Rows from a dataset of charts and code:
-- -- --

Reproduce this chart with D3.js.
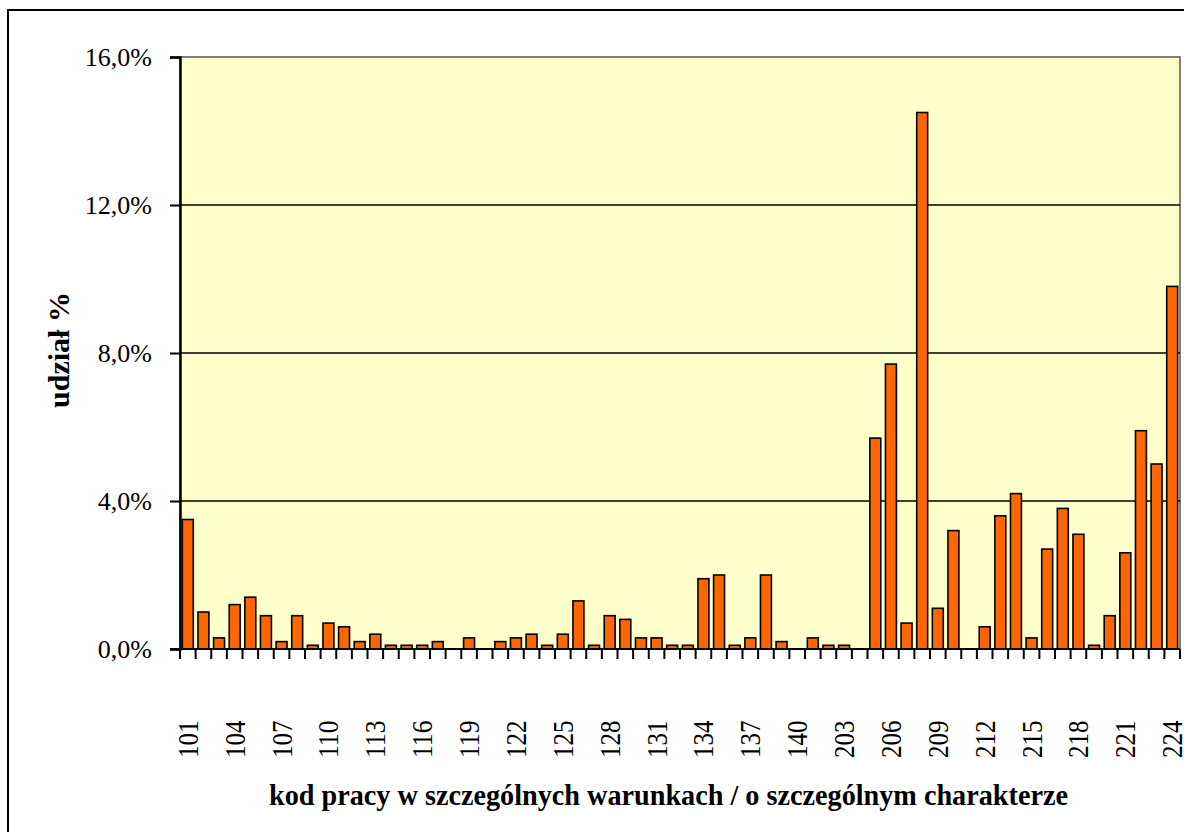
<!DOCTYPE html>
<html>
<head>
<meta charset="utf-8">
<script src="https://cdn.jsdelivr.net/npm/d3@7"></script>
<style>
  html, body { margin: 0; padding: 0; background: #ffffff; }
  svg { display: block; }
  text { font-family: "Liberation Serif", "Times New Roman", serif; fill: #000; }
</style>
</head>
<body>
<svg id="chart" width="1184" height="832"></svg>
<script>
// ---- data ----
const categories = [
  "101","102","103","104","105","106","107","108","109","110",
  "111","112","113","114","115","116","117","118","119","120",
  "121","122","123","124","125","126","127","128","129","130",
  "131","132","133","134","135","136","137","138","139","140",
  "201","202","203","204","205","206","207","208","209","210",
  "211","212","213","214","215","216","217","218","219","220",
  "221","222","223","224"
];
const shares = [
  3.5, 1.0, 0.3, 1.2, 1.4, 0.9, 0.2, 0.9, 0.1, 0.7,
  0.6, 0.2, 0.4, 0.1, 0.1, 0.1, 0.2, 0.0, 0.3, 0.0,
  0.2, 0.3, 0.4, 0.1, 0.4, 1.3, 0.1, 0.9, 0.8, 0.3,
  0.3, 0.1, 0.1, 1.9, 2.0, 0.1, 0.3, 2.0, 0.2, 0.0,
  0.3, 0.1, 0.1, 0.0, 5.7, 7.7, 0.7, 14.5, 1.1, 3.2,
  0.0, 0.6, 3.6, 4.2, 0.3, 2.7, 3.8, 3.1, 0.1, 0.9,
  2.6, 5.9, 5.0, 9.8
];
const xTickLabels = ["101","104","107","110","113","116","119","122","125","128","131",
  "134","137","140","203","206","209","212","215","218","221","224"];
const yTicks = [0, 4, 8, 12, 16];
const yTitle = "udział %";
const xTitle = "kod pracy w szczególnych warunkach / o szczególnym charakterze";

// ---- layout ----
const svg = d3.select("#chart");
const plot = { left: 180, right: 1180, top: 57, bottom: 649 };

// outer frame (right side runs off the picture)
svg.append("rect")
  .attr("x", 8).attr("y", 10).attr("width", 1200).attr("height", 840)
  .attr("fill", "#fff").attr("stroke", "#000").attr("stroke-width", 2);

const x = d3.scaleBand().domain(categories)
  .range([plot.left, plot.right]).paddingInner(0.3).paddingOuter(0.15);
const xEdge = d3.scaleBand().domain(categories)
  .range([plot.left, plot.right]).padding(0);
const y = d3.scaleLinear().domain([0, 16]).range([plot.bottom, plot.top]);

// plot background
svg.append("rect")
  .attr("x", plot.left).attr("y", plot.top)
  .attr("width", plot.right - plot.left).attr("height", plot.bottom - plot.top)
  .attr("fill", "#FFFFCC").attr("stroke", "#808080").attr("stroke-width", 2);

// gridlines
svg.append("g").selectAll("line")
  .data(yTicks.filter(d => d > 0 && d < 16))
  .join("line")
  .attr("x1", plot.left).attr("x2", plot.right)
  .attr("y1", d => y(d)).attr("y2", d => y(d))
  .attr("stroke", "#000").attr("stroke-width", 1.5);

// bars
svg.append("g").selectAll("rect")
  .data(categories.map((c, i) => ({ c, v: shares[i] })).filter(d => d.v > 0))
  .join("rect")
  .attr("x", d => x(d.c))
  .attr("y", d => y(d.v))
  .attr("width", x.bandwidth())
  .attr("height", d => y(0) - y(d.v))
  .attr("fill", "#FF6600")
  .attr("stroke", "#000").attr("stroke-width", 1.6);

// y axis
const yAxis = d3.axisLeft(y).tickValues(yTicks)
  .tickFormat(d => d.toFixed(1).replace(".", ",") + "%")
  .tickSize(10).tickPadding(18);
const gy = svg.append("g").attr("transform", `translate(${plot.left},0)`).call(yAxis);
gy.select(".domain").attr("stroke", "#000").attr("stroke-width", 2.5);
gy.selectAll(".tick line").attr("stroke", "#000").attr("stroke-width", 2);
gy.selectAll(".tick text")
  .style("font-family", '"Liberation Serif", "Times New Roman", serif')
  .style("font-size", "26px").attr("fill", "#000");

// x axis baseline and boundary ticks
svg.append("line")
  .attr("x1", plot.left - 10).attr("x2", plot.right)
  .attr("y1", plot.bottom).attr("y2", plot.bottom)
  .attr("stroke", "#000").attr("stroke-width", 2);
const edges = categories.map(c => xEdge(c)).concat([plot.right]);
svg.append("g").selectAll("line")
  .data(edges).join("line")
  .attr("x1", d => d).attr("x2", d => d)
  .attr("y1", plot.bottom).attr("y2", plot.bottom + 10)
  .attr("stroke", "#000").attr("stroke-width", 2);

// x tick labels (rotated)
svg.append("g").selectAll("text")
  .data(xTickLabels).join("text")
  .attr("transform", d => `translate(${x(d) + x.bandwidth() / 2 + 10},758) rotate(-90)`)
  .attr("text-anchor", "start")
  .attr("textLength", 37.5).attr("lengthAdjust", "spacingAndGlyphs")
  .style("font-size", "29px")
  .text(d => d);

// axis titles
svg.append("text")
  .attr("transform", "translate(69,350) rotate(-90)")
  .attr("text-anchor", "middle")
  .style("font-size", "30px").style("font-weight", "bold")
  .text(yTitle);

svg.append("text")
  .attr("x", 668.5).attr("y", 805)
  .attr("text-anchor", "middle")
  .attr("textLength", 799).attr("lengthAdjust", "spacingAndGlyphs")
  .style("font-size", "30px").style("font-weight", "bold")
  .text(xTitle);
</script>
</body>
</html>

-- -- --

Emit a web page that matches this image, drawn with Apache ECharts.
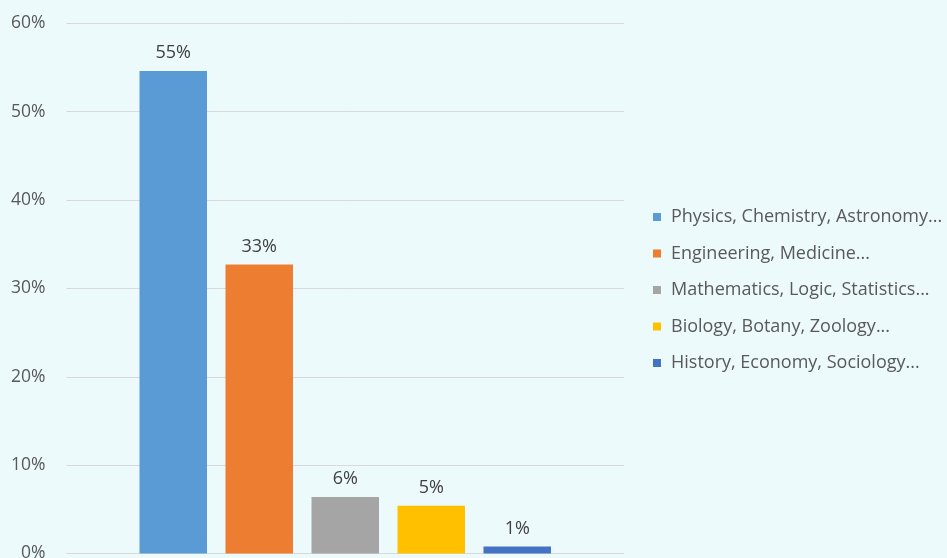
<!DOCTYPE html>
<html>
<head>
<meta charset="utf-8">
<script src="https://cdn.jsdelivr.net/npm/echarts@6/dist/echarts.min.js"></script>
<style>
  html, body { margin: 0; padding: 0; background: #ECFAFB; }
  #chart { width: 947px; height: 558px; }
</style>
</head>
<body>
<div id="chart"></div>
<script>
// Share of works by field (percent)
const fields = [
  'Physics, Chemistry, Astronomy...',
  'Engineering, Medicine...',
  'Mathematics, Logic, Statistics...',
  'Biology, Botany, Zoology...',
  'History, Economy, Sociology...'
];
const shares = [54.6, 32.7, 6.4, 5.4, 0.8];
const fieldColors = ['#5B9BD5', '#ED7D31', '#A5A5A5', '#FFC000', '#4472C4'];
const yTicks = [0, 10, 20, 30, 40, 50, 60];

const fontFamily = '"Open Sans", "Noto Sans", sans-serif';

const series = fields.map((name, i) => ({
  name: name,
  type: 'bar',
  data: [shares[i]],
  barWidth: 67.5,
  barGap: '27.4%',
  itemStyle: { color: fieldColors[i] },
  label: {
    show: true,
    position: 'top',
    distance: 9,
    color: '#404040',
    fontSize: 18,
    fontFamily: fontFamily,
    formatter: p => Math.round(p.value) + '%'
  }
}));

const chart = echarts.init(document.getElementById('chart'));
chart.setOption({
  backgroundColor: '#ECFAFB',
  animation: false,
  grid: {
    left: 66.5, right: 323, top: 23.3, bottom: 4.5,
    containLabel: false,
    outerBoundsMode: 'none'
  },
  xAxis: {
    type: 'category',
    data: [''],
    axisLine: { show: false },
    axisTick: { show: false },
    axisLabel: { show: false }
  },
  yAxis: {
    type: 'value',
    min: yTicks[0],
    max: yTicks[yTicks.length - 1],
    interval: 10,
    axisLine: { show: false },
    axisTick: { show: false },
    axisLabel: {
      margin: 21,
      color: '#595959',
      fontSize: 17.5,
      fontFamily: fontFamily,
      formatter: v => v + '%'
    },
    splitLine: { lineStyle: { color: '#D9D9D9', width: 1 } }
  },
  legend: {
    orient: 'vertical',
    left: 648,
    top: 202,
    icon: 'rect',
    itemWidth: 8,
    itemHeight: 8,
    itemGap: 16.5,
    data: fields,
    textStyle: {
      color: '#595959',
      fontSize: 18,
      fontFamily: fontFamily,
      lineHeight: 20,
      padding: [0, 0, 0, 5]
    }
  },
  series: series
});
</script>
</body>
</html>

-- -- --

PROBLEM REQUIREMENTS: Looking above, find the stretch of lines that opens with the one holding "Reproduce this chart with D3.js." and closes with the one holding "57, bottom: 649". Copy it exactly, pictures excluded.

THE COMPLETED TASK:
Reproduce this chart with D3.js.
<!DOCTYPE html>
<html>
<head>
<meta charset="utf-8">
<script src="https://cdn.jsdelivr.net/npm/d3@7"></script>
<style>
  html, body { margin: 0; padding: 0; background: #ffffff; }
  svg { display: block; }
  text { font-family: "Liberation Serif", "Times New Roman", serif; fill: #000; }
</style>
</head>
<body>
<svg id="chart" width="1184" height="832"></svg>
<script>
// ---- data ----
const categories = [
  "101","102","103","104","105","106","107","108","109","110",
  "111","112","113","114","115","116","117","118","119","120",
  "121","122","123","124","125","126","127","128","129","130",
  "131","132","133","134","135","136","137","138","139","140",
  "201","202","203","204","205","206","207","208","209","210",
  "211","212","213","214","215","216","217","218","219","220",
  "221","222","223","224"
];
const shares = [
  3.5, 1.0, 0.3, 1.2, 1.4, 0.9, 0.2, 0.9, 0.1, 0.7,
  0.6, 0.2, 0.4, 0.1, 0.1, 0.1, 0.2, 0.0, 0.3, 0.0,
  0.2, 0.3, 0.4, 0.1, 0.4, 1.3, 0.1, 0.9, 0.8, 0.3,
  0.3, 0.1, 0.1, 1.9, 2.0, 0.1, 0.3, 2.0, 0.2, 0.0,
  0.3, 0.1, 0.1, 0.0, 5.7, 7.7, 0.7, 14.5, 1.1, 3.2,
  0.0, 0.6, 3.6, 4.2, 0.3, 2.7, 3.8, 3.1, 0.1, 0.9,
  2.6, 5.9, 5.0, 9.8
];
const xTickLabels = ["101","104","107","110","113","116","119","122","125","128","131",
  "134","137","140","203","206","209","212","215","218","221","224"];
const yTicks = [0, 4, 8, 12, 16];
const yTitle = "udział %";
const xTitle = "kod pracy w szczególnych warunkach / o szczególnym charakterze";

// ---- layout ----
const svg = d3.select("#chart");
const plot = { left: 180, right: 1180, top: 57, bottom: 649 };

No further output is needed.